● **THE REQUEST**: Retype, please, the listing from its opening line through the line that contains "297.8, 298.6, 296.6];", both included, without the pictures.

— START —

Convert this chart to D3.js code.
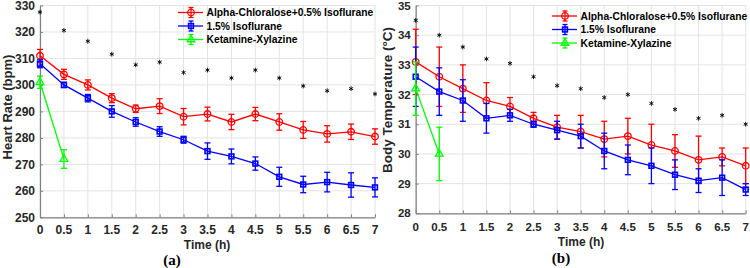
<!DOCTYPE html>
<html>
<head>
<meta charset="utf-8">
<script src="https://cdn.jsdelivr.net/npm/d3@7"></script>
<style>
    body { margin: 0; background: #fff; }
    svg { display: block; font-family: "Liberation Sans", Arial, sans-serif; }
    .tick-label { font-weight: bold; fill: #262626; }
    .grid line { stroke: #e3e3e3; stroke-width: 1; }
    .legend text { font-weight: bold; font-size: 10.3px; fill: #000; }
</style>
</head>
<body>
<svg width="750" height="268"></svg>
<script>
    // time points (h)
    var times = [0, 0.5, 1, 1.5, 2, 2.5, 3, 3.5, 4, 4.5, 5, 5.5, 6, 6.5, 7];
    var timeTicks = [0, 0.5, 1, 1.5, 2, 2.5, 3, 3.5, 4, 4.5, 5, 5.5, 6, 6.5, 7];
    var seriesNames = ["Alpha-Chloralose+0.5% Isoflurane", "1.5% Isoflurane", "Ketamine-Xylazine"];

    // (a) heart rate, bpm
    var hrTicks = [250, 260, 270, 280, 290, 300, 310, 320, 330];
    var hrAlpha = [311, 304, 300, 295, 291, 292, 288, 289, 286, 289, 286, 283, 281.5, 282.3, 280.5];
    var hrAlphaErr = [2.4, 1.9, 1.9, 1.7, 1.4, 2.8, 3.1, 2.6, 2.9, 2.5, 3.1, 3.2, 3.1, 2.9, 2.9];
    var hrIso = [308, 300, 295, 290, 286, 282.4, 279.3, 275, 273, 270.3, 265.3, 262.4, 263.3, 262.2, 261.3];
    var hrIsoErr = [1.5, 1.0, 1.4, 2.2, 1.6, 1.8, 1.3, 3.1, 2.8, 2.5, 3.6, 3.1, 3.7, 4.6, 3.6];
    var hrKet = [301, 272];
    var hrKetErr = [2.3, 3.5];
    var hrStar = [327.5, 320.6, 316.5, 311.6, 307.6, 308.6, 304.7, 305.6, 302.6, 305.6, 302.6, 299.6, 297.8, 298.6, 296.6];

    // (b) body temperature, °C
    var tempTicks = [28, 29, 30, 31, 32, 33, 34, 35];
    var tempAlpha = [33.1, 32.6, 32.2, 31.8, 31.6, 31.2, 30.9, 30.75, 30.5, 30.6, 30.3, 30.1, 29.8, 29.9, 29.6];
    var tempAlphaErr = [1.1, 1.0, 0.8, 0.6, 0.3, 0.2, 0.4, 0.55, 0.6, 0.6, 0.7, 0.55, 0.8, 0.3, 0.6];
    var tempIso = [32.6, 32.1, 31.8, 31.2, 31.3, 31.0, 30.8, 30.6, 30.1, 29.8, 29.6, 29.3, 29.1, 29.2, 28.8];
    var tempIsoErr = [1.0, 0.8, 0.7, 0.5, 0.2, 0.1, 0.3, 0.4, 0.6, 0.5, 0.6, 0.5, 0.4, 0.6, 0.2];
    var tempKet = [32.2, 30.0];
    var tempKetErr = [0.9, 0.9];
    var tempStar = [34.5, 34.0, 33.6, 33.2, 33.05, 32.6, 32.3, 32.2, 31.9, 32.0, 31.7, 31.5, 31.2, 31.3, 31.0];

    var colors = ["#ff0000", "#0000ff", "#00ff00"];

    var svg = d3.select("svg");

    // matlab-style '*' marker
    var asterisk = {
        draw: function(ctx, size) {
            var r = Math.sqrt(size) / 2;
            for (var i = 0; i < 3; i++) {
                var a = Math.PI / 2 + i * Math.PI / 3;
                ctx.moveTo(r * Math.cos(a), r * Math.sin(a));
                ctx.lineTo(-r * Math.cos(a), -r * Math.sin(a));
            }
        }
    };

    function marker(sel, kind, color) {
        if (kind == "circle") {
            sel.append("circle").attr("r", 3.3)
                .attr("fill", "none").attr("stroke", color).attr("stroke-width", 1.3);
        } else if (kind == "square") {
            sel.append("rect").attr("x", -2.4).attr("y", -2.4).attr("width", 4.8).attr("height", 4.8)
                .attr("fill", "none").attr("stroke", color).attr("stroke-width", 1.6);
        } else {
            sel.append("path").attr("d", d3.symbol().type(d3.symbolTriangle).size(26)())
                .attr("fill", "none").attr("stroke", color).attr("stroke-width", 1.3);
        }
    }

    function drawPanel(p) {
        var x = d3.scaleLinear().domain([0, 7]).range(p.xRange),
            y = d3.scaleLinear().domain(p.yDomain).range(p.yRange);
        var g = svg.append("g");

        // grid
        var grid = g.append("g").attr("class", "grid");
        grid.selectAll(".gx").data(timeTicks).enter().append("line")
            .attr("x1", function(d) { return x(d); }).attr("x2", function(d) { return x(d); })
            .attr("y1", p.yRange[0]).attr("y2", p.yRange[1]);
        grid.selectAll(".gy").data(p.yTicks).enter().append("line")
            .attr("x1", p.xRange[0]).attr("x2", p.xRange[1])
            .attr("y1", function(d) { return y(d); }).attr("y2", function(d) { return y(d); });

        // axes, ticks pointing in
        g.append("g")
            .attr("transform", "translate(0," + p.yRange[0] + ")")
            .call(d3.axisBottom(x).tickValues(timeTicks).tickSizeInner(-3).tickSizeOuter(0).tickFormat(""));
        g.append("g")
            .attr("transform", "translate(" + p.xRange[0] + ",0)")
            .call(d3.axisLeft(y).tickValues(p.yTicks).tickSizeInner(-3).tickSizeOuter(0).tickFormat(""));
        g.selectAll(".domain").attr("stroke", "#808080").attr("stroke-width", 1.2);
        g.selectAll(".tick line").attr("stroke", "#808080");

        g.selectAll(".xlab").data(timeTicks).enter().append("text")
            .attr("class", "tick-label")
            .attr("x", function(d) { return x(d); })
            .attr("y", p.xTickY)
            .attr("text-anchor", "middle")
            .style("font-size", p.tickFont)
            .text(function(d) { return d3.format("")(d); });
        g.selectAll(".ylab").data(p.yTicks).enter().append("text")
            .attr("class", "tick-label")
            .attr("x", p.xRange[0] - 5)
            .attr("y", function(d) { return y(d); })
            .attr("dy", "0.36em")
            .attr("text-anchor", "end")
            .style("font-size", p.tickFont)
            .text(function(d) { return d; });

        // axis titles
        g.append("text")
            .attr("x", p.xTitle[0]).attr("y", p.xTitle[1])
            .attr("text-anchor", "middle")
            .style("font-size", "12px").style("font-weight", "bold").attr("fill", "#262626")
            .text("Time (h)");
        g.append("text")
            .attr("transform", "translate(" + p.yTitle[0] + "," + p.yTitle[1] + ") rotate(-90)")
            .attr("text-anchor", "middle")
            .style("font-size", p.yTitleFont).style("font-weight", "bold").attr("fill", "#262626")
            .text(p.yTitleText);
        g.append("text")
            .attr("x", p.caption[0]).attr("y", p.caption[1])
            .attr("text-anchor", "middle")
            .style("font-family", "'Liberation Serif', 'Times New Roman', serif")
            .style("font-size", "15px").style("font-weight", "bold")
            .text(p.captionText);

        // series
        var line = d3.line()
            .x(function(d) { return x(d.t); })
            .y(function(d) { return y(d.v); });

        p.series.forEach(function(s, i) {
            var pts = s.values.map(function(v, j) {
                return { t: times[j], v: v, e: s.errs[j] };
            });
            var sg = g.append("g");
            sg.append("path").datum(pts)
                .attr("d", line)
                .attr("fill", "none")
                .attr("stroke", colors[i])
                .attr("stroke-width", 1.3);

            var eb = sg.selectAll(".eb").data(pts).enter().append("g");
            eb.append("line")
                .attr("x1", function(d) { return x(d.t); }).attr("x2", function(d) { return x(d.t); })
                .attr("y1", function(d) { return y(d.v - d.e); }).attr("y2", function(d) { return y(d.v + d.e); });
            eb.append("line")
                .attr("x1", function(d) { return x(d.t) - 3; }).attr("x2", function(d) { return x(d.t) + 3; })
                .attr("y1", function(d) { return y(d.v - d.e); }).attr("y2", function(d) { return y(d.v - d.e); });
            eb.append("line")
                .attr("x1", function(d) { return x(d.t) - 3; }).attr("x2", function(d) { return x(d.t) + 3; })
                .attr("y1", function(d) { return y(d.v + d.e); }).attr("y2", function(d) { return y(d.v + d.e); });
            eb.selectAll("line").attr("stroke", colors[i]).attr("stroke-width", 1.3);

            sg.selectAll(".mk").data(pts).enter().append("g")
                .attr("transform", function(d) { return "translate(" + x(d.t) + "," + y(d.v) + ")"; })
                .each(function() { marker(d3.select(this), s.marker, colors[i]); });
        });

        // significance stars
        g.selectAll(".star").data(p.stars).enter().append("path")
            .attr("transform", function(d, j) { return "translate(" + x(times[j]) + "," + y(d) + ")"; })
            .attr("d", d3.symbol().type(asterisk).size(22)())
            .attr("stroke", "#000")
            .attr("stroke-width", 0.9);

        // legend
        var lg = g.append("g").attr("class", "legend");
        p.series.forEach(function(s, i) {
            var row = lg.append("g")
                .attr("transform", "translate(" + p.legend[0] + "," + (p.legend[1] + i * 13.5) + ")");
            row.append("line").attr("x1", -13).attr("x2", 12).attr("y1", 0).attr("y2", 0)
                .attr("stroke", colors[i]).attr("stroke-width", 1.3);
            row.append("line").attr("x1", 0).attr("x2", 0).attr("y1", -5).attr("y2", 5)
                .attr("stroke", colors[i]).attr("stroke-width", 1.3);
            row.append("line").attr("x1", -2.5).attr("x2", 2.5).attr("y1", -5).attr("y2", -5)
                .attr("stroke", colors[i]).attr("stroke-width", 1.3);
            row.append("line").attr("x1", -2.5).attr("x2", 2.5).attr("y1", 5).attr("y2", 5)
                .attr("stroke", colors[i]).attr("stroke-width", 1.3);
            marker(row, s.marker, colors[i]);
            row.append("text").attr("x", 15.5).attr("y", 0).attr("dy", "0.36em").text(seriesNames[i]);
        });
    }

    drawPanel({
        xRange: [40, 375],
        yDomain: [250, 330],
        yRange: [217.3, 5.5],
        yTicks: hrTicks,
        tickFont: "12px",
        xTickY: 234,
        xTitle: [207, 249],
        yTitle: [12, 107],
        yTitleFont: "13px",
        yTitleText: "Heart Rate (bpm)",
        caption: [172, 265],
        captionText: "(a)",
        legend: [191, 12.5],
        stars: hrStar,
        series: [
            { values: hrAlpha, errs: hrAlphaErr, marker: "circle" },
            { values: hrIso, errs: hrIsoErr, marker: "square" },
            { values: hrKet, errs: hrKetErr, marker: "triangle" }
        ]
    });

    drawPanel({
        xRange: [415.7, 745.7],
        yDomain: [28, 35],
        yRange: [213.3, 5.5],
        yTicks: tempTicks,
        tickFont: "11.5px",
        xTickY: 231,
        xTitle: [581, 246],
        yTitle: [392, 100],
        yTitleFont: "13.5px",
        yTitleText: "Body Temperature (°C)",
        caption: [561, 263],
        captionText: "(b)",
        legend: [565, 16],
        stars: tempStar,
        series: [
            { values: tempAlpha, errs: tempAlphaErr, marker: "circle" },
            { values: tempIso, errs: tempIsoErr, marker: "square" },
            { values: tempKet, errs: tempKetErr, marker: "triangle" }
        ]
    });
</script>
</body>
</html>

— END —

● **TASK RESULT**:
Convert this chart to D3.js code.
<!DOCTYPE html>
<html>
<head>
<meta charset="utf-8">
<script src="https://cdn.jsdelivr.net/npm/d3@7"></script>
<style>
    body { margin: 0; background: #fff; }
    svg { display: block; font-family: "Liberation Sans", Arial, sans-serif; }
    .tick-label { font-weight: bold; fill: #262626; }
    .grid line { stroke: #e3e3e3; stroke-width: 1; }
    .legend text { font-weight: bold; font-size: 10.3px; fill: #000; }
</style>
</head>
<body>
<svg width="750" height="268"></svg>
<script>
    // time points (h)
    var times = [0, 0.5, 1, 1.5, 2, 2.5, 3, 3.5, 4, 4.5, 5, 5.5, 6, 6.5, 7];
    var timeTicks = [0, 0.5, 1, 1.5, 2, 2.5, 3, 3.5, 4, 4.5, 5, 5.5, 6, 6.5, 7];
    var seriesNames = ["Alpha-Chloralose+0.5% Isoflurane", "1.5% Isoflurane", "Ketamine-Xylazine"];

    // (a) heart rate, bpm
    var hrTicks = [250, 260, 270, 280, 290, 300, 310, 320, 330];
    var hrAlpha = [311, 304, 300, 295, 291, 292, 288, 289, 286, 289, 286, 283, 281.5, 282.3, 280.5];
    var hrAlphaErr = [2.4, 1.9, 1.9, 1.7, 1.4, 2.8, 3.1, 2.6, 2.9, 2.5, 3.1, 3.2, 3.1, 2.9, 2.9];
    var hrIso = [308, 300, 295, 290, 286, 282.4, 279.3, 275, 273, 270.3, 265.3, 262.4, 263.3, 262.2, 261.3];
    var hrIsoErr = [1.5, 1.0, 1.4, 2.2, 1.6, 1.8, 1.3, 3.1, 2.8, 2.5, 3.6, 3.1, 3.7, 4.6, 3.6];
    var hrKet = [301, 272];
    var hrKetErr = [2.3, 3.5];
    var hrStar = [327.5, 320.6, 316.5, 311.6, 307.6, 308.6, 304.7, 305.6, 302.6, 305.6, 302.6, 299.6, 297.8, 298.6, 296.6];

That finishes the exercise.